• _PROMPT_: Pictures aside, quote the whole listing exactly.

• _DATA SEGMENT_:
------------------------------------------------------------------------

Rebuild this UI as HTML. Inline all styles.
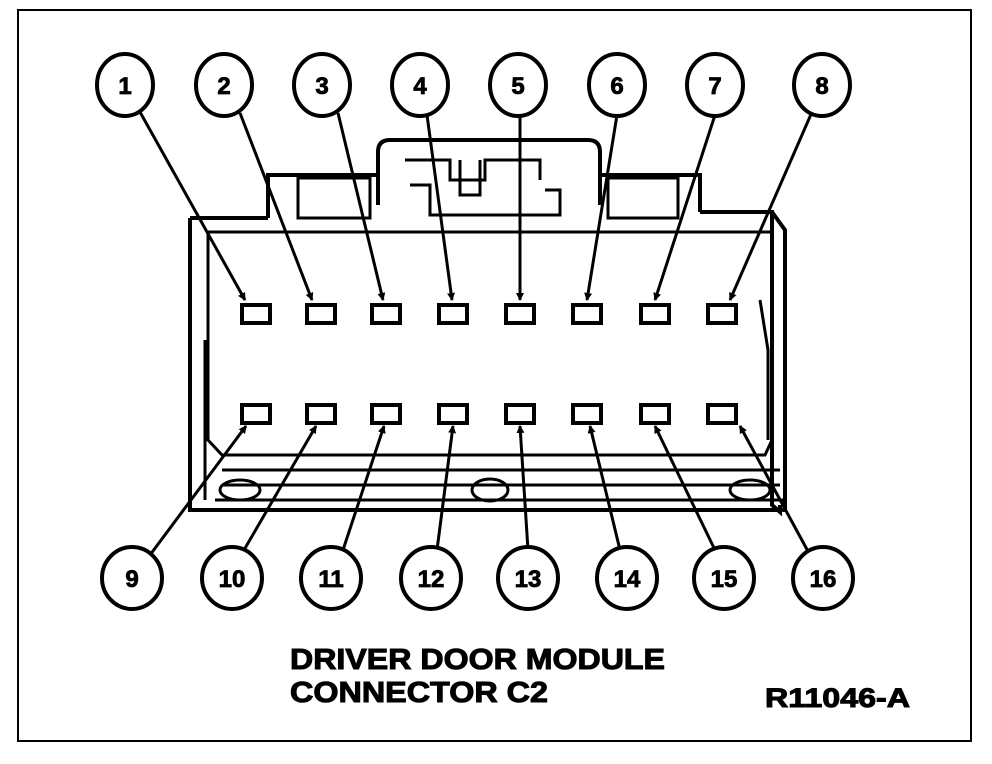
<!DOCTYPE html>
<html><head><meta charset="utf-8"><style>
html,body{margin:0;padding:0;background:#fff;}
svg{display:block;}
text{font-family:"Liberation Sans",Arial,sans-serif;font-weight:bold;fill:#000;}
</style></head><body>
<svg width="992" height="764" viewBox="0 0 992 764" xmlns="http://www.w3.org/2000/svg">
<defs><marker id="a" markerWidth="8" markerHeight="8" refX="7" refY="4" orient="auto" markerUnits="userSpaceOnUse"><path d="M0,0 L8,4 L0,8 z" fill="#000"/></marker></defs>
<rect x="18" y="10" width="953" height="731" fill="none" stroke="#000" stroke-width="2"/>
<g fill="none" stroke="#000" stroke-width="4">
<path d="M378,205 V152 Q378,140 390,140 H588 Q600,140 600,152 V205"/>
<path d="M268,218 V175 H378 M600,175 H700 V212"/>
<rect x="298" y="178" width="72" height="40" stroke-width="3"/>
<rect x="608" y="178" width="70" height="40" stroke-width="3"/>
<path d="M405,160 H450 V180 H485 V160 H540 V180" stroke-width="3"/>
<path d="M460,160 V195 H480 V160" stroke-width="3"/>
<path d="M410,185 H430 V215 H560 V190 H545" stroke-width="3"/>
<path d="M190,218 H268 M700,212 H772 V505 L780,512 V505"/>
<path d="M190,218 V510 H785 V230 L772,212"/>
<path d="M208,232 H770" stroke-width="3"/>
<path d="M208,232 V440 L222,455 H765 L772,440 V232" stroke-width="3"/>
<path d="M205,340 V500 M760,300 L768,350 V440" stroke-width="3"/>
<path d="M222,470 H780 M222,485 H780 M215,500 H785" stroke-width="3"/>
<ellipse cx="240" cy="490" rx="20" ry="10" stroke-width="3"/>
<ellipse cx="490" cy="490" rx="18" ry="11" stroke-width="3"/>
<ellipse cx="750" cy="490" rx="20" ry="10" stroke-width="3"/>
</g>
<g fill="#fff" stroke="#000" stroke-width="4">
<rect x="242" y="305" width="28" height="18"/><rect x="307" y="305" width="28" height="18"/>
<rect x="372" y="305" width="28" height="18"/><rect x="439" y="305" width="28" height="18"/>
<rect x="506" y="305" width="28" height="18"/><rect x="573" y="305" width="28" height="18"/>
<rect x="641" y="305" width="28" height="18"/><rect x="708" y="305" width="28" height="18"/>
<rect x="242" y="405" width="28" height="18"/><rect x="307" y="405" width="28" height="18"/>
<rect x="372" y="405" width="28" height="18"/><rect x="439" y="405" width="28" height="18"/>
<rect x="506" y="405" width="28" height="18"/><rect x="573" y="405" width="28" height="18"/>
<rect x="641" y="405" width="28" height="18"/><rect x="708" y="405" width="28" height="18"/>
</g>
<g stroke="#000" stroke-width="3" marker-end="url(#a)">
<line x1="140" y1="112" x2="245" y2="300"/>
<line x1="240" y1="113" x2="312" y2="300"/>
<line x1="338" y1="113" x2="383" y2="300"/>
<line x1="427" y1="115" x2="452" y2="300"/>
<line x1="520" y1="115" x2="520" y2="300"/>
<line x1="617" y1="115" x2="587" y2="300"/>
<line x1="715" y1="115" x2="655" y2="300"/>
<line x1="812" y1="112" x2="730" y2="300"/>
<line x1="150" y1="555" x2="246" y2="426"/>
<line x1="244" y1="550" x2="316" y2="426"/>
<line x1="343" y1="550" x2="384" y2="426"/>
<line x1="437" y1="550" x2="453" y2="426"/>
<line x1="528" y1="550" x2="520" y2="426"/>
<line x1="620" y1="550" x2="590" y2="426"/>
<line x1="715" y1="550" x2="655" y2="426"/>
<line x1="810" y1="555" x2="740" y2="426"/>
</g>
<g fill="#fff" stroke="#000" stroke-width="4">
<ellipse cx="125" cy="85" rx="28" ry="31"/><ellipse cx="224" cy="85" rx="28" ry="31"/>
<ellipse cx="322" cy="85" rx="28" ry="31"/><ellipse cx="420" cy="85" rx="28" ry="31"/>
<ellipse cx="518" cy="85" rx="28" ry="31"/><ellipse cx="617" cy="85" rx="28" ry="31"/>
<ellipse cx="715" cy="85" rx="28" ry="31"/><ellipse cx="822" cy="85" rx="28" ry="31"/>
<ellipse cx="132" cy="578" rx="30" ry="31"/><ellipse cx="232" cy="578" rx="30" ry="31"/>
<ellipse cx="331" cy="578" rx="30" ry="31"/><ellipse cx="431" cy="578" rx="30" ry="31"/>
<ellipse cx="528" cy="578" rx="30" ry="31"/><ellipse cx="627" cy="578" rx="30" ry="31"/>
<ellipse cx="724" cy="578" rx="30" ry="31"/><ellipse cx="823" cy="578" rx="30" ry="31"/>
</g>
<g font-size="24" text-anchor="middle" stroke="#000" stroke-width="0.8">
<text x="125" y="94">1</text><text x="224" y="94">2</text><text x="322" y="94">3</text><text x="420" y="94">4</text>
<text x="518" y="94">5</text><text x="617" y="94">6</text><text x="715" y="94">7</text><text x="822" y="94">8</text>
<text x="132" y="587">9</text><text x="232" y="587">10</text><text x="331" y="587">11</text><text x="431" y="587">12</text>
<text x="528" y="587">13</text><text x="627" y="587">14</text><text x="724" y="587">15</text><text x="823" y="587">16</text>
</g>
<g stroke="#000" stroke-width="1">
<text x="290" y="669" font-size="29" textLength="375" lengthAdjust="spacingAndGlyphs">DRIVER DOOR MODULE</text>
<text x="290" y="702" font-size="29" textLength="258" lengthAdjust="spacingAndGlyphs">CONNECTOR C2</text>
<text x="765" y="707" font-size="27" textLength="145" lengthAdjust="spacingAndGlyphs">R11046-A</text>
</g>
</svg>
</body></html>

------------------------------------------------------------------------

• _WRITTEN SOLUTION_:
Rebuild this UI as HTML. Inline all styles.
<!DOCTYPE html>
<html><head><meta charset="utf-8"><style>
html,body{margin:0;padding:0;background:#fff;}
svg{display:block;}
text{font-family:"Liberation Sans",Arial,sans-serif;font-weight:bold;fill:#000;}
</style></head><body>
<svg width="992" height="764" viewBox="0 0 992 764" xmlns="http://www.w3.org/2000/svg">
<defs><marker id="a" markerWidth="8" markerHeight="8" refX="7" refY="4" orient="auto" markerUnits="userSpaceOnUse"><path d="M0,0 L8,4 L0,8 z" fill="#000"/></marker></defs>
<rect x="18" y="10" width="953" height="731" fill="none" stroke="#000" stroke-width="2"/>
<g fill="none" stroke="#000" stroke-width="4">
<path d="M378,205 V152 Q378,140 390,140 H588 Q600,140 600,152 V205"/>
<path d="M268,218 V175 H378 M600,175 H700 V212"/>
<rect x="298" y="178" width="72" height="40" stroke-width="3"/>
<rect x="608" y="178" width="70" height="40" stroke-width="3"/>
<path d="M405,160 H450 V180 H485 V160 H540 V180" stroke-width="3"/>
<path d="M460,160 V195 H480 V160" stroke-width="3"/>
<path d="M410,185 H430 V215 H560 V190 H545" stroke-width="3"/>
<path d="M190,218 H268 M700,212 H772 V505 L780,512 V505"/>
<path d="M190,218 V510 H785 V230 L772,212"/>
<path d="M208,232 H770" stroke-width="3"/>
<path d="M208,232 V440 L222,455 H765 L772,440 V232" stroke-width="3"/>
<path d="M205,340 V500 M760,300 L768,350 V440" stroke-width="3"/>
<path d="M222,470 H780 M222,485 H780 M215,500 H785" stroke-width="3"/>
<ellipse cx="240" cy="490" rx="20" ry="10" stroke-width="3"/>
<ellipse cx="490" cy="490" rx="18" ry="11" stroke-width="3"/>
<ellipse cx="750" cy="490" rx="20" ry="10" stroke-width="3"/>
</g>
<g fill="#fff" stroke="#000" stroke-width="4">
<rect x="242" y="305" width="28" height="18"/><rect x="307" y="305" width="28" height="18"/>
<rect x="372" y="305" width="28" height="18"/><rect x="439" y="305" width="28" height="18"/>
<rect x="506" y="305" width="28" height="18"/><rect x="573" y="305" width="28" height="18"/>
<rect x="641" y="305" width="28" height="18"/><rect x="708" y="305" width="28" height="18"/>
<rect x="242" y="405" width="28" height="18"/><rect x="307" y="405" width="28" height="18"/>
<rect x="372" y="405" width="28" height="18"/><rect x="439" y="405" width="28" height="18"/>
<rect x="506" y="405" width="28" height="18"/><rect x="573" y="405" width="28" height="18"/>
<rect x="641" y="405" width="28" height="18"/><rect x="708" y="405" width="28" height="18"/>
</g>
<g stroke="#000" stroke-width="3" marker-end="url(#a)">
<line x1="140" y1="112" x2="245" y2="300"/>
<line x1="240" y1="113" x2="312" y2="300"/>
<line x1="338" y1="113" x2="383" y2="300"/>
<line x1="427" y1="115" x2="452" y2="300"/>
<line x1="520" y1="115" x2="520" y2="300"/>
<line x1="617" y1="115" x2="587" y2="300"/>
<line x1="715" y1="115" x2="655" y2="300"/>
<line x1="812" y1="112" x2="730" y2="300"/>
<line x1="150" y1="555" x2="246" y2="426"/>
<line x1="244" y1="550" x2="316" y2="426"/>
<line x1="343" y1="550" x2="384" y2="426"/>
<line x1="437" y1="550" x2="453" y2="426"/>
<line x1="528" y1="550" x2="520" y2="426"/>
<line x1="620" y1="550" x2="590" y2="426"/>
<line x1="715" y1="550" x2="655" y2="426"/>
<line x1="810" y1="555" x2="740" y2="426"/>
</g>
<g fill="#fff" stroke="#000" stroke-width="4">
<ellipse cx="125" cy="85" rx="28" ry="31"/><ellipse cx="224" cy="85" rx="28" ry="31"/>
<ellipse cx="322" cy="85" rx="28" ry="31"/><ellipse cx="420" cy="85" rx="28" ry="31"/>
<ellipse cx="518" cy="85" rx="28" ry="31"/><ellipse cx="617" cy="85" rx="28" ry="31"/>
<ellipse cx="715" cy="85" rx="28" ry="31"/><ellipse cx="822" cy="85" rx="28" ry="31"/>
<ellipse cx="132" cy="578" rx="30" ry="31"/><ellipse cx="232" cy="578" rx="30" ry="31"/>
<ellipse cx="331" cy="578" rx="30" ry="31"/><ellipse cx="431" cy="578" rx="30" ry="31"/>
<ellipse cx="528" cy="578" rx="30" ry="31"/><ellipse cx="627" cy="578" rx="30" ry="31"/>
<ellipse cx="724" cy="578" rx="30" ry="31"/><ellipse cx="823" cy="578" rx="30" ry="31"/>
</g>
<g font-size="24" text-anchor="middle" stroke="#000" stroke-width="0.8">
<text x="125" y="94">1</text><text x="224" y="94">2</text><text x="322" y="94">3</text><text x="420" y="94">4</text>
<text x="518" y="94">5</text><text x="617" y="94">6</text><text x="715" y="94">7</text><text x="822" y="94">8</text>
<text x="132" y="587">9</text><text x="232" y="587">10</text><text x="331" y="587">11</text><text x="431" y="587">12</text>
<text x="528" y="587">13</text><text x="627" y="587">14</text><text x="724" y="587">15</text><text x="823" y="587">16</text>
</g>
<g stroke="#000" stroke-width="1">
<text x="290" y="669" font-size="29" textLength="375" lengthAdjust="spacingAndGlyphs">DRIVER DOOR MODULE</text>
<text x="290" y="702" font-size="29" textLength="258" lengthAdjust="spacingAndGlyphs">CONNECTOR C2</text>
<text x="765" y="707" font-size="27" textLength="145" lengthAdjust="spacingAndGlyphs">R11046-A</text>
</g>
</svg>
</body></html>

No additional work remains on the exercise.